The private health facilities will also have to provide certain details about each such doctor so that the health department can keep track of which doctor is treating patients under Swasthya Sathi at which private facility.
“Clinical establishment(s) can engage government doctors who are in practising post and not drawing non-practising allowance after fulfilling the conditions as stipulated in clause 6 of Chapter II of the West Bengal Clinical Establishments (Registration, Regulation and Transparency) Rules, 2017,” says the advisory, signed by Siddhartha Niyogi, state director of health services.
The 2017 rules say: “No clinical establishment shall engage or empanel any person already engaged by the Government of West Bengal, or allow such person to render any healthcare service who is yet to obtain an express permission in the form of a ‘no-objection certificate’ from the government.”
The advisory says: “Accordingly, it is hereby advised that the clinical establishment shall submit the copy of such No Objection Certificate (NOC) along with the application and shall display the detailed information regarding name, government designation, hours of availability at that clinical establishment of such persons. Any non-compliance with the same may be treated as violation of the West Bengal Clinical Establishments Act 2017 and action may be taken as appropriate.”
A senior health department official said: “It’s because of malpractices by some government doctors that we issued the advisory.”
The health department has learnt that many government doctors — including some who have not secured the NOC and therefore receive a non-practising allowance — are advising patients to get surgeries and other procedures done under the Swasthya Sathi scheme at smaller private healthcare units.

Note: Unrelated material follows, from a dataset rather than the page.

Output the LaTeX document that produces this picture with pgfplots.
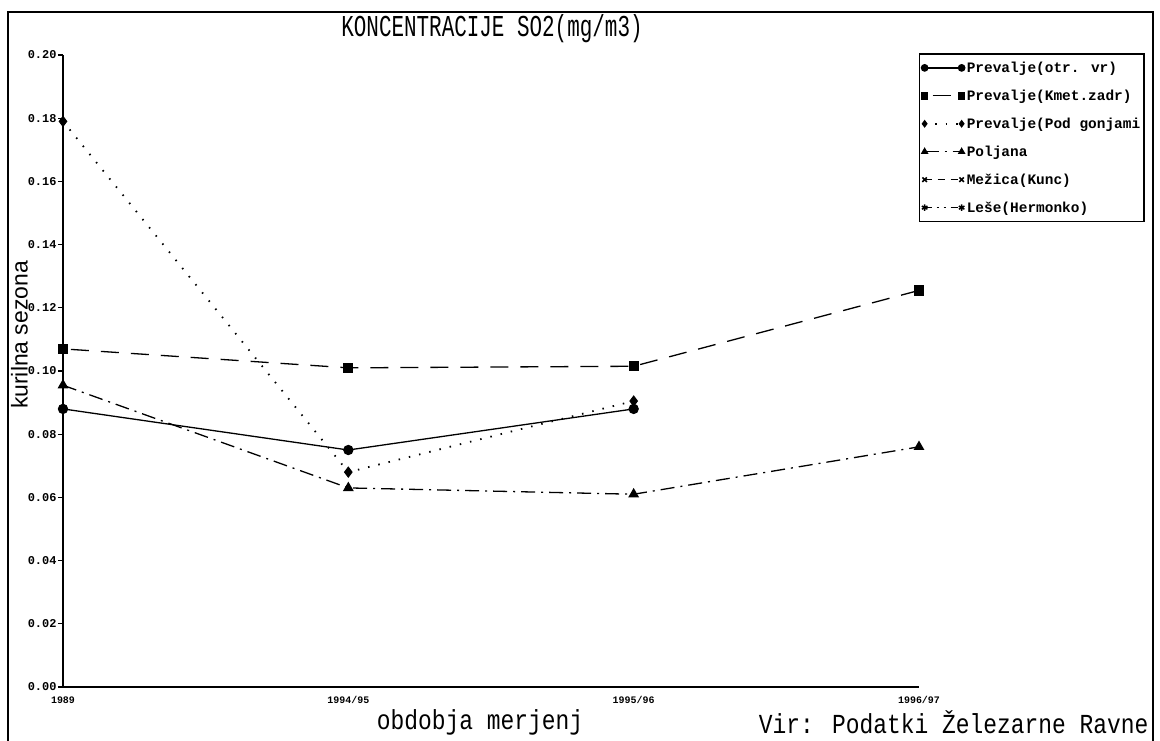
\documentclass[border=0pt]{standalone}
\usepackage{pgfplots}
\pgfplotsset{compat=1.18}
\usepackage{fontspec}
\setmainfont{Liberation Sans}
\newfontfamily\plotmono{Liberation Mono}
\begin{document}
\begin{tikzpicture}
\useasboundingbox (0bp,0bp) rectangle (1160bp,-741bp);
\draw[line width=1.6bp] (8bp,-741bp) -- (8bp,-12bp) -- (1153bp,-12bp) -- (1153bp,-741bp);
\node at (492bp,-29bp) {\scalebox{1}[1.45]{\plotmono\fontsize{21}{24}\selectfont KONCENTRACIJE SO2(mg/m3)}};
\node[anchor=east] at (1152bp,-722bp) {\scalebox{1}[1.2]{\plotmono\fontsize{23}{26}\selectfont Vir: Podatki Železarne Ravne}};
\node at (480bp,-722bp) {\scalebox{1}[1.2]{\plotmono\fontsize{23}{26}\selectfont obdobja merjenj}};
\begin{axis}[
  at={(63bp,-687bp)}, anchor=south west,
  scale only axis, width=856bp, height=632bp,
  xmin=0, xmax=3, ymin=0, ymax=0.2,
  axis x line=bottom, axis y line=left,
  axis line style={-, line width=1.3bp},
  clip=false,
  xtick={0,1,2,3},
  xticklabels={1989,1994/95,1995/96,1996/97},
  x tick style={draw=none},
  x tick label style={font=\plotmono\bfseries\fontsize{10}{11}\selectfont, yshift=-1bp},
  ytick={0,0.02,0.04,0.06,0.08,0.1,0.12,0.14,0.16,0.18,0.2},
  y tick style={line width=1.2bp, black},
  tick align=outside,
  major tick length=5bp,
  y tick label style={font=\plotmono\bfseries\fontsize{12}{13}\selectfont, xshift=2bp},
  /pgf/number format/.cd, fixed, fixed zerofill, precision=2, assume math mode=true,
  /pgfplots/.cd,
  ylabel={kurilna sezona},
  ylabel style={font=\fontsize{23}{25}\selectfont, at={(axis description cs:-0.051,0.557)}, anchor=center},
  every axis plot/.append style={line width=1.3bp, black},
  legend style={at={(axis description cs:1.264,1.003)}, anchor=north east,
    draw=black, line width=1.6bp, fill=white,
    font=\plotmono\bfseries\fontsize{14.5}{16}\selectfont,
    row sep=12bp, inner xsep=2bp, inner ysep=6bp,
    cells={anchor=west}},
  legend image code/.code={\draw[mark repeat=1,#1,mark size=3.2bp] plot coordinates {(0bp,0bp) (37bp,0bp)};},
]
\addplot[solid, mark=*, mark size=4.5bp] coordinates {(0,0.088) (1,0.075) (2,0.088)};
\addlegendentry{Prevalje(otr. vr)}
\addplot[dash pattern=on 18bp off 12bp, dash phase=-8bp, mark=square*, mark size=4.5bp, mark options={solid}] coordinates {(0,0.107) (1,0.101) (2,0.1015) (3,0.1255)};
\addlegendentry{Prevalje(Kmet.zadr)}
\addplot[line width=1.8bp, dash pattern=on 1.5bp off 9bp, mark=diamond*, mark size=5bp, mark options={solid, line width=1bp}] coordinates {(0,0.179) (1,0.068) (2,0.0905)};
\addlegendentry{Prevalje(Pod gonjami}
\addplot[dash pattern=on 14bp off 6bp on 2bp off 6bp, mark=triangle*, mark size=5bp, mark options={solid}] coordinates {(0,0.0955) (1,0.063) (2,0.061) (3,0.076)};
\addlegendentry{Poljana}
\addlegendimage{black, line width=1.3bp, dash pattern=on 7bp off 6bp, mark=x, mark size=4bp, mark options={solid, line width=1.5bp}}
\addlegendentry{Mežica(Kunc)}
\addlegendimage{black, line width=1.3bp, dash pattern=on 7bp off 5bp on 2bp off 5bp on 2bp off 5bp, mark=asterisk, mark size=4bp, mark options={solid, line width=1.5bp}}
\addlegendentry{Leše(Hermonko)}
\end{axis}
\end{tikzpicture}
\end{document}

“There’s a rise in Swasthya Sathi claims but a fall in the number of surgeries and procedures done at government hospitals,” the official said.
More than 41 lakh hospital admissions had taken place under the beneficiary scheme between its launch in December 2016 and October 31 this year, according to the health department.
“During audits, it has been revealed that many claims under the Swasthya Sathi scheme are false, or that the bills have been inflated. These are mostly detected at the smaller nursing homes in Calcutta and the districts,” the health official said.
“So, the state government is bleeding — on the one hand it pays the doctor’s salary and perks, on the other it has to reimburse private facilities where the doctor gets the patient admitted under Swasthya Sathi.”
An official at a state-run medical college in Calcutta said the authorities often receive complaints about absenteeism by doctors assigned outpatient duty, the presumption being some of them might be treating patients at a private facility.